The challenge of this model was to highlight the spaces between the buildings, rather than the buildings themselves, which is a key element of a district plan.

“When it comes to comprehending a master plan project, the challenge is flipping our brains between thinking about the buildings themselves to considering the spaces between them. There’s nothing like a model to express the qualities of the spaces between. When we do this, we consider not just the client who is developing the building, but also the responsibility we have to an unrepresented client – the collective community.” Martin Glastra van Loon

The reflective, earthy quality of copper provided the inspiration for the project, as it was both beautiful and flexible enough to draw attention to the spaces between the buildings, without being overshadowed by the structures.

The Eugene Riverfront District's working model.

The process included experimentation with treatments that created a variety of different colored patinas on the copper, including blue for the river and red to mark the new connections to the city. The results were inconsistent, but the effort highlights a guiding philosophy of the SLAB, which is to try new things, create, and explore. Ultimately, the design used pristine copper to bring attention to a new bridge, the 5th Street extension to the Willamette River, and the connections the new plan would create for downtown Eugene.

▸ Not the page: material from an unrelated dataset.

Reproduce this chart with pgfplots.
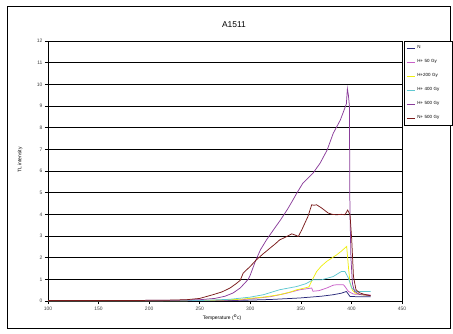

The end result was presented to the client in a wooden box that featured copper details, along with the project slogan “where the city meets the river.” In the end, it was a great example of how the experience of a model can be like theater — with drama, suspense, and enticement to open the box and experience the big reveal.

Alpine Avenue: Visualizing the remarkable details

The Alpine Avenue Streetscape Plan is another project that benefitted from a variety of physical modeling approaches in the SLAB, from showcasing the impact of the design’s large metal structures to testing the functionality of custom-designed furniture.

Building the Alpine Avenue model.

The design for the Alpine Avenue model was playful, with pieces that could be added and removed as the team collaboratively visioned the design. By focusing on the details and getting creative with laser techniques, the wood was etched to represent strikingly different ground treatments.

But more than just being fun, the model explained the spatial complexity and gateway element that the large metal structures gave to the design.

“It was meant to be a pretty basic model, but there’s attention to detail – the pavers, concrete patterns, furnishings, and structures stood out. You look at it, and you understand it. And the design felt like it was meant to be.” Nick Lavelle

The SLAB was also used to test the design of the custom modular picnic tables. The design team wanted to understand how people would interact with and sit at the tables, so, like kids with a refrigerator box, they built a model with cardboard and duct tape.

Ultimately, this experimental, hands-on approach is what the SLAB is all about, and it’s why many of our designers enjoy watching their projects come to life as they create with physical materials. Nick and other SLAB enthusiasts want others at SERA to realize that though they can work out problems through visual media – sketching, working in Revit, getting their hands on something, feeling it, and experiencing it physically can completely change their understanding. This Alpine Avenue display in our old office told the story of the project so others could not only understand it but also visualize how SLAB can help bring their own visions to reality.

The ingenuity supported by the SLAB is just one of the remarkable ways creativity is prioritized and valued at SERA. SLAB is a resource that encourages people at the firm to go beyond the bounds of their imaginations, explore creative solutions, and then put them to the test.

Three examples of the incredible diversity of things SLAB produces: a custom book cover for our partners at the Center for Tribal Nations, a facade model for the Hyatt Centric, and a model of the geography of Marble Canyon.